Kara grzywny plus zakaz uczestnictwa w jednym meczu wyjazdowym została nałożona tydzień temu na użycie przez kibiców Lecha rac podczas oprawy meczu w Lubinie. Oprawy - dodajmy - bardzo efektownej. Wybuchł protest, sprawa nabrała medialnego rozgłosu. Komisja Ligi zajęła się nią wczoraj raz jeszcze, tym razem już przy udziale przedstawicieli stowarzyszenia kibiców Wiara Lecha.

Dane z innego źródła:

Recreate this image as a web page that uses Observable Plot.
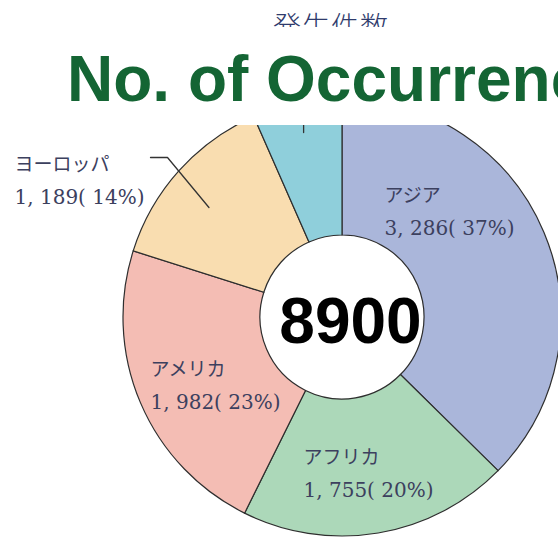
<!DOCTYPE html>
<html><head><meta charset="utf-8">
<script src="https://cdn.jsdelivr.net/npm/d3@7"></script>
<script src="https://cdn.jsdelivr.net/npm/@observablehq/plot@0.6"></script>
<style>
body{margin:0;background:#fff;}
#wrap{position:relative;width:558px;height:538px;overflow:hidden;background:#fff;}
#sub{position:absolute;left:273px;top:0;height:27px;overflow:hidden;box-sizing:border-box;padding-top:11px;font-family:"Noto Sans CJK JP";font-size:28px;line-height:28px;color:#2f3b6c;letter-spacing:1px;white-space:nowrap;font-weight:300;}
#title{position:absolute;left:67px;top:47px;font-family:"Liberation Sans",Arial,sans-serif;font-weight:bold;font-size:64px;line-height:64px;color:#146534;white-space:nowrap;}
#chart{position:absolute;left:0;top:125px;}
</style></head>
<body>
<div id="wrap">
  <div id="sub"></div>
  <div id="title"></div>
  <div id="chart"></div>
</div>
<script>
// ---- data ----
const regions = ["アジア", "アフリカ", "アメリカ", "ヨーロッパ", "オセアニア"];
const counts = [3286, 1755, 1982, 1189, 580];
const centerLabel = ["8900"];
const subtitleText = "発生件数";
const titleText = "No. of Occurrences";

// ---- styles / layout (not data) ----
const sliceColors = ["#aab6da", "#acd8b9", "#f4bdb4", "#f9ddb0", "#8fcfdb"];
const pieCenter = [342, 192];
const radii = [82, 219];
const labelAt = [[384, 76], [303, 338], [150, 250], [14, 45], null];
const lineGap = 33;
const centerAt = [350, 217];

document.getElementById("sub").textContent = subtitleText;
document.getElementById("title").textContent = titleText;

const total = d3.sum(counts);
const pie = d3.pie().sort(null).value(d => d)(counts);
const rows = regions.map((r, i) => ({
  region: r, count: counts[i],
  pct: Math.round(counts[i] / total * 100),
  start: pie[i].startAngle, end: pie[i].endAngle, color: sliceColors[i],
  lx: labelAt[i] ? labelAt[i][0] : null, ly: labelAt[i] ? labelAt[i][1] : null
}));
const labelled = rows.filter(d => d.lx != null);
const fmt = d => d3.format(",")(d.count).replace(",", ", ") + "( " + d.pct + "%)";

const polar = (angle, r) => [pieCenter[0] + r * Math.sin(angle), pieCenter[1] - r * Math.cos(angle)];

// leader lines
const eu = rows[3], oc = rows[4];
const euAnchor = polar(eu.start + 0.45 * (eu.end - eu.start), 173);
const euLeader = [euAnchor, [167, 32], [150, 32]];
const ocAnchor = polar((oc.start + oc.end) / 2, 189);
const ocLeader = [ocAnchor, [ocAnchor[0], -40]];

const arcsMark = (index, scales) => {
  const cx = scales.x(pieCenter[0]), cy = scales.y(pieCenter[1]);
  const k = Math.abs(scales.x(1) - scales.x(0));
  const arc = d3.arc().innerRadius(radii[0] * k).outerRadius(radii[1] * k);
  const g = d3.create("svg:g").attr("transform", `translate(${cx},${cy})`);
  g.selectAll("path").data(rows).join("path")
    .attr("d", d => arc({startAngle: d.start, endAngle: d.end}))
    .attr("fill", d => d.color)
    .attr("stroke", "#2e2e2e")
    .attr("stroke-width", 1.2);
  return g.node();
};

const plot = Plot.plot({
  width: 558, height: 413, margin: 0,
  x: {domain: [0, 558], range: [0, 558], axis: null},
  y: {domain: [0, 413], range: [0, 413], axis: null},
  style: {background: "#fff"},
  marks: [
    arcsMark,
    Plot.line(euLeader, {x: d => d[0], y: d => d[1], stroke: "#333", strokeWidth: 1.3}),
    Plot.line(ocLeader, {x: d => d[0], y: d => d[1], stroke: "#333", strokeWidth: 1.3}),
    Plot.text(labelled, {x: "lx", y: "ly", text: "region", textAnchor: "start", lineAnchor: "bottom",
      fontFamily: "'DejaVu Serif','Noto Sans CJK JP'", fontSize: 19, fill: "#3c405e", ariaLabel: "kana"}),
    Plot.text(labelled, {x: "lx", y: d => d.ly + lineGap, text: fmt, textAnchor: "start", lineAnchor: "bottom",
      fontFamily: "'DejaVu Serif','Noto Sans CJK JP'", fontSize: 20, fill: "#3c405e"}),
    Plot.text(centerLabel, {x: () => centerAt[0], y: () => centerAt[1], text: d => d, lineAnchor: "bottom",
      fontFamily: "'Liberation Sans',Arial,sans-serif", fontWeight: "bold", fontSize: 64, fill: "#000"})
  ]
});
d3.select(plot).selectAll("g[aria-label='kana'] text").style("letter-spacing", "4px");
document.getElementById("chart").appendChild(plot);
</script>
</body></html>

Kara została utrzymana, gdyż - jak informuje komisja - nie może zmieniać swoich orzeczeń. Zawarto jednak kompromis, na mocy którego w przyszłości za podobne zdarzenia będą nakładane tylko grzywny. Mowa oczywiście o sytuacjach, gdy użyte race nie lądują na murawie ani innych sektorach. Grzywna za samo, nawet bezpieczne użycie rac będzie nakładana zawsze, bo tak stanowi prawo. - Dokładnie rzecz ujmując, komisja zobowiązała się, że będzie unikać nakładania zakazów wyjazdowych - mówi szef Wiary Lecha Jarosław Kiliński. - Może jednak do tego dojść np. w wypadku, gdy przebieg zawodów zostanie wielokrotnie nieumyślnie zakłócony przez użycie rac, np. z powodu dymu.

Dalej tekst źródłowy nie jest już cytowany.